DATA SUPPLIED:
==============================

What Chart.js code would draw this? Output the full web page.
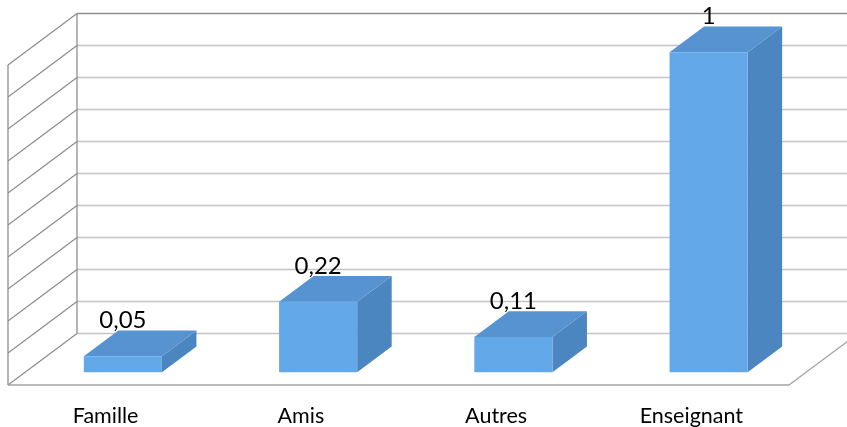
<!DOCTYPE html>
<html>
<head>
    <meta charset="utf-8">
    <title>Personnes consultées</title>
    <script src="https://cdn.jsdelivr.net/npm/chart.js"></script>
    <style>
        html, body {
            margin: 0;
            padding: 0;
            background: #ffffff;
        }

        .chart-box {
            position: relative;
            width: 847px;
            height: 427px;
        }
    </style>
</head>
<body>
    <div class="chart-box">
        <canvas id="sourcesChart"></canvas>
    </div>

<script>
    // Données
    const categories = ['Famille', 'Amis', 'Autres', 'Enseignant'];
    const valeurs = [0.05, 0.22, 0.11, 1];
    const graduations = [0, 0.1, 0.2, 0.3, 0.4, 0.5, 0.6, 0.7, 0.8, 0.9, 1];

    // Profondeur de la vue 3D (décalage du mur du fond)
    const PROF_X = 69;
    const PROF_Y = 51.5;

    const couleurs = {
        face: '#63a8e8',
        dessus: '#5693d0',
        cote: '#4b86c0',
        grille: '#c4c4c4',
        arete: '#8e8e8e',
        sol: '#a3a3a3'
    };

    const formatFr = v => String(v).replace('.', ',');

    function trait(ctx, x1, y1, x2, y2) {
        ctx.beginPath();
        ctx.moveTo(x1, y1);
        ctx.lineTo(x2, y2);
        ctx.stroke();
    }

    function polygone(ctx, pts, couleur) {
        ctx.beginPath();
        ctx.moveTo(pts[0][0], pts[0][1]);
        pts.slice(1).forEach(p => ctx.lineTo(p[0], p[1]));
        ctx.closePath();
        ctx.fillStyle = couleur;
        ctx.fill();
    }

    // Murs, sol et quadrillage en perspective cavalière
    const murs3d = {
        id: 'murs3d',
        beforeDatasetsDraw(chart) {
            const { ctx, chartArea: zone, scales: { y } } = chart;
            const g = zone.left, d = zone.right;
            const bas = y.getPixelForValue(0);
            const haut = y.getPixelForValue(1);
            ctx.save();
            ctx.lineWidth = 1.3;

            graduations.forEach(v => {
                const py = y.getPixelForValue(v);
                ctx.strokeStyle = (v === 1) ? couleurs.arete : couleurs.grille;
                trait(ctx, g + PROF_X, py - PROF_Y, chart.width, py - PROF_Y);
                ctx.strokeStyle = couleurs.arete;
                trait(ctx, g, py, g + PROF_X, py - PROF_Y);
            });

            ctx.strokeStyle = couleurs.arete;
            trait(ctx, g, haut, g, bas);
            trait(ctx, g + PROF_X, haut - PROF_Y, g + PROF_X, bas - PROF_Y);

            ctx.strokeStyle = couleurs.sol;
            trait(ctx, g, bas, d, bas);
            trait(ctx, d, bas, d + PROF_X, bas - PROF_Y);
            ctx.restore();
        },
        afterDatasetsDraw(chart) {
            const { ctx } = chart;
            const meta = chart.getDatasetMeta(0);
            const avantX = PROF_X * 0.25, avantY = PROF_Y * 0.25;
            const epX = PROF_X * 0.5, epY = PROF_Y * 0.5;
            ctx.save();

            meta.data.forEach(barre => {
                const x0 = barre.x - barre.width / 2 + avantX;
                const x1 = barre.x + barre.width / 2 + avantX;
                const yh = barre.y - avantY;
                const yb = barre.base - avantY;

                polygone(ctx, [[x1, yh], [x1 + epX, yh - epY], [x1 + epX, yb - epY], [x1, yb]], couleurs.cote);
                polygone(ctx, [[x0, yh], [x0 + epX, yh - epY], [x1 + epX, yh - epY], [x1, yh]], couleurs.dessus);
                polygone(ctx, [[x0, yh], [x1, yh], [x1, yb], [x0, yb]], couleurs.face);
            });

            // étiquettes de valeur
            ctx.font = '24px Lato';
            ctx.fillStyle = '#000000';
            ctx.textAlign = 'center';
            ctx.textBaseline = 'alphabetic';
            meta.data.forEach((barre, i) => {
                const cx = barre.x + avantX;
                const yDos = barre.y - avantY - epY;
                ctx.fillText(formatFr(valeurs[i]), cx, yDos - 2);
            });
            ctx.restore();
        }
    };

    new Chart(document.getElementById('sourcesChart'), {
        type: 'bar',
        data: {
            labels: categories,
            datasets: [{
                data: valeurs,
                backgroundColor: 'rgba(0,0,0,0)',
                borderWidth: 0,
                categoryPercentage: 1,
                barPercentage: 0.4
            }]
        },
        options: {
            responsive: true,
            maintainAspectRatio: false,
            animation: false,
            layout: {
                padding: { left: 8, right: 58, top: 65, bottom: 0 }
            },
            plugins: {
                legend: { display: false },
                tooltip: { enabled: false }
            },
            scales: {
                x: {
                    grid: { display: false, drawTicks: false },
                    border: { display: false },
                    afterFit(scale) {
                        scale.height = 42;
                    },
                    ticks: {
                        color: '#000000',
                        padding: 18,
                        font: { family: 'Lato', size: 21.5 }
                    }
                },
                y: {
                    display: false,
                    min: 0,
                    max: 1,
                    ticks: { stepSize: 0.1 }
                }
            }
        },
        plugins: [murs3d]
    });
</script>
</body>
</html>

==============================

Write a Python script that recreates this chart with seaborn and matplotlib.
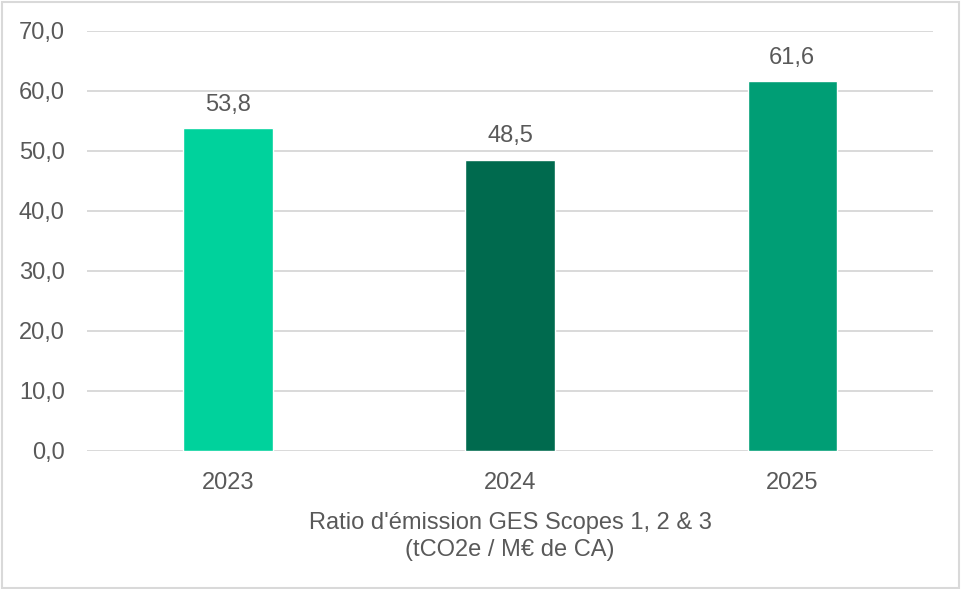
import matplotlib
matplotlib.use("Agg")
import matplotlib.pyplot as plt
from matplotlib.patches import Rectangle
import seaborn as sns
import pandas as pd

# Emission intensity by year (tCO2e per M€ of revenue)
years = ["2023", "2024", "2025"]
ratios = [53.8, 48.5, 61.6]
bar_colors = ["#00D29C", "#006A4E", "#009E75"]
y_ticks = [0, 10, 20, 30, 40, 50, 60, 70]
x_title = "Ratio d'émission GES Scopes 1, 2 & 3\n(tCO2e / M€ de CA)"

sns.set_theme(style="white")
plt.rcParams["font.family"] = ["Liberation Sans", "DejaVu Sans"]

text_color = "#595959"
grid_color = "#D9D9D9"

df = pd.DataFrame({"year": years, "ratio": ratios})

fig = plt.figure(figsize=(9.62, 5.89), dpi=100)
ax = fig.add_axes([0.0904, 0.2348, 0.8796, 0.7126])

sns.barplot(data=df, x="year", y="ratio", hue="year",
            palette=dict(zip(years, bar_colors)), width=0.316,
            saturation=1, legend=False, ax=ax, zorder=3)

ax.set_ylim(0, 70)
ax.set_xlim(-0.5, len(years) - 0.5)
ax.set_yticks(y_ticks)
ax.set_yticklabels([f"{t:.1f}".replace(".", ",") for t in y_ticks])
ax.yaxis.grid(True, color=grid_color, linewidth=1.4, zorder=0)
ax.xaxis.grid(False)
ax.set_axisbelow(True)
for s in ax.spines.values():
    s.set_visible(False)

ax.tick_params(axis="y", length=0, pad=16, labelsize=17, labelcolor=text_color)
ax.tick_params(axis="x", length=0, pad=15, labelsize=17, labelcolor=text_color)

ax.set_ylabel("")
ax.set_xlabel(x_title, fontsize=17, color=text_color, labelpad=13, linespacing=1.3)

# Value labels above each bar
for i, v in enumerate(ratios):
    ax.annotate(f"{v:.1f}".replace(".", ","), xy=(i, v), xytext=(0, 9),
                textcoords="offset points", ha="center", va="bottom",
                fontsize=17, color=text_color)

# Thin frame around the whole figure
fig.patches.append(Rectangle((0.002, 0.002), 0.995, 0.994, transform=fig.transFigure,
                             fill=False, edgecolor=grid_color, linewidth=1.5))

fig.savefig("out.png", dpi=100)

==============================

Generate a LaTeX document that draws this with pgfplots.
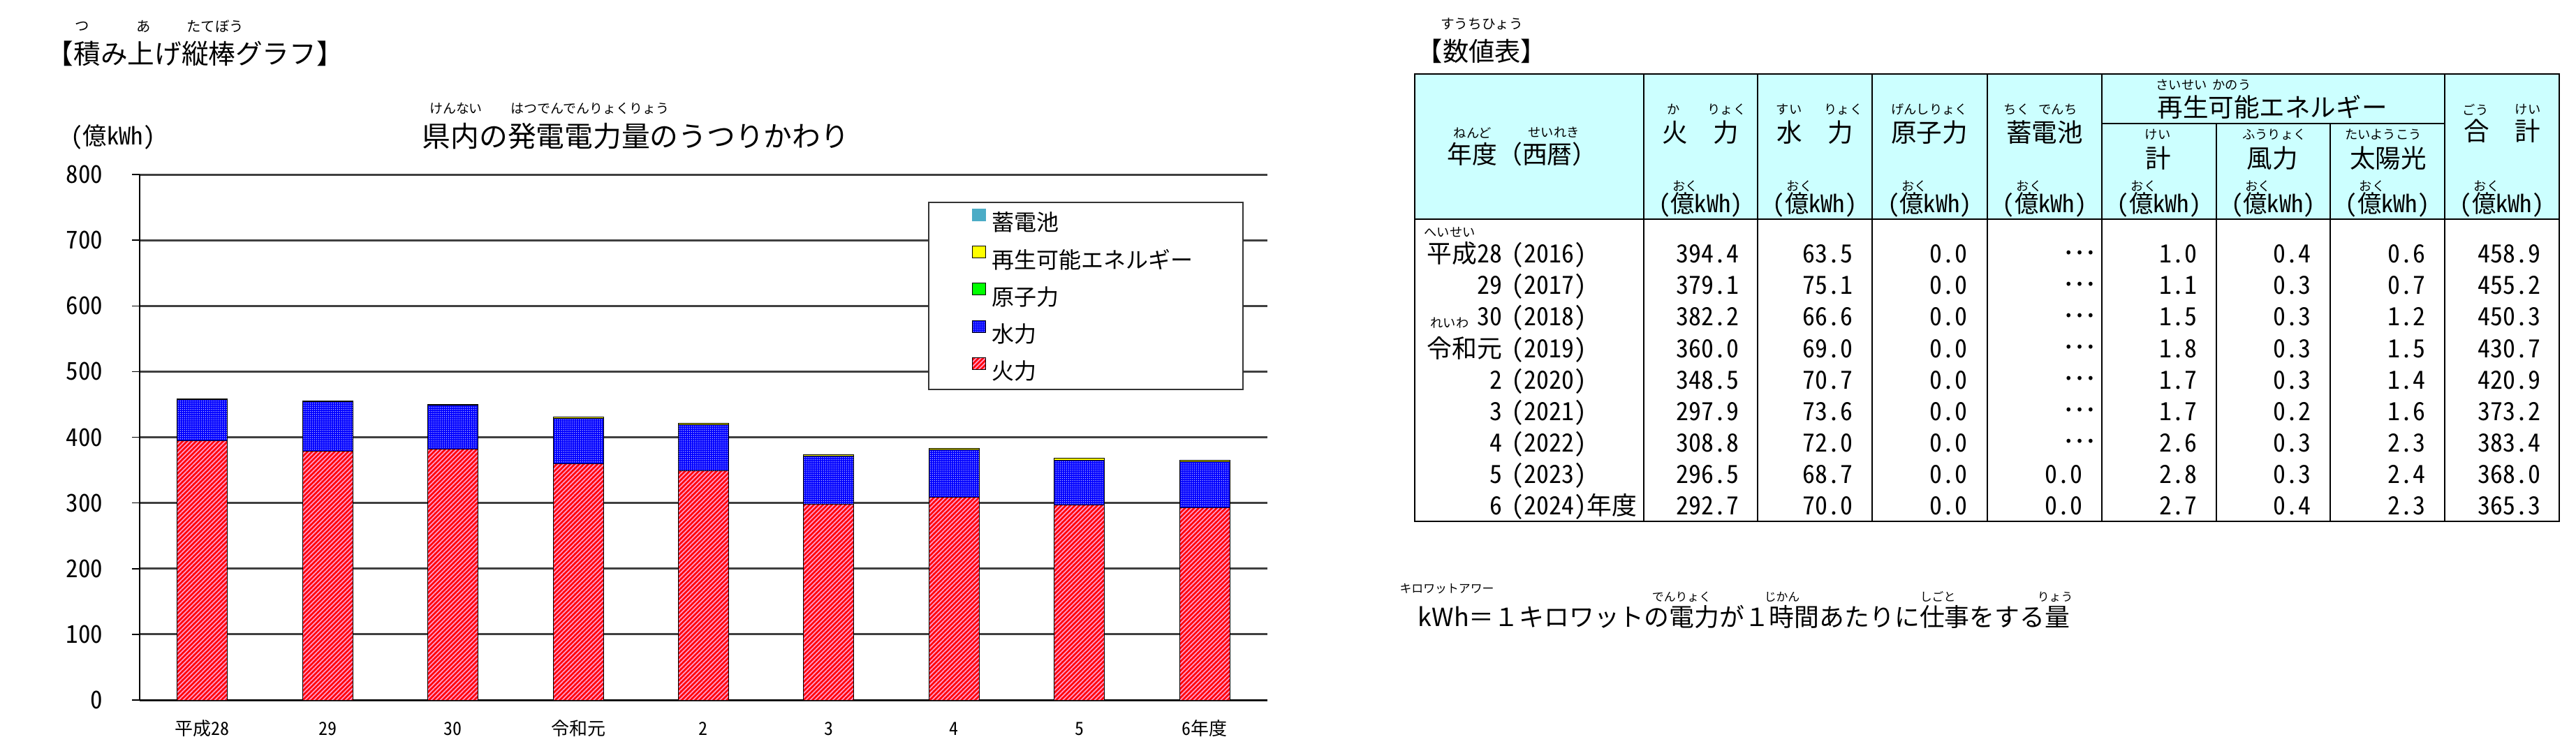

==============================

TASK STATEMENT: Pull out only the lines from the one with "What Chart.js code" up to and including the one with "const PROF_Y = 51.5;", and drop any pictures along the way.

THE COMPLETED TASK:
What Chart.js code would draw this? Output the full web page.
<!DOCTYPE html>
<html>
<head>
    <meta charset="utf-8">
    <title>Personnes consultées</title>
    <script src="https://cdn.jsdelivr.net/npm/chart.js"></script>
    <style>
        html, body {
            margin: 0;
            padding: 0;
            background: #ffffff;
        }

        .chart-box {
            position: relative;
            width: 847px;
            height: 427px;
        }
    </style>
</head>
<body>
    <div class="chart-box">
        <canvas id="sourcesChart"></canvas>
    </div>

<script>
    // Données
    const categories = ['Famille', 'Amis', 'Autres', 'Enseignant'];
    const valeurs = [0.05, 0.22, 0.11, 1];
    const graduations = [0, 0.1, 0.2, 0.3, 0.4, 0.5, 0.6, 0.7, 0.8, 0.9, 1];

    // Profondeur de la vue 3D (décalage du mur du fond)
    const PROF_X = 69;
    const PROF_Y = 51.5;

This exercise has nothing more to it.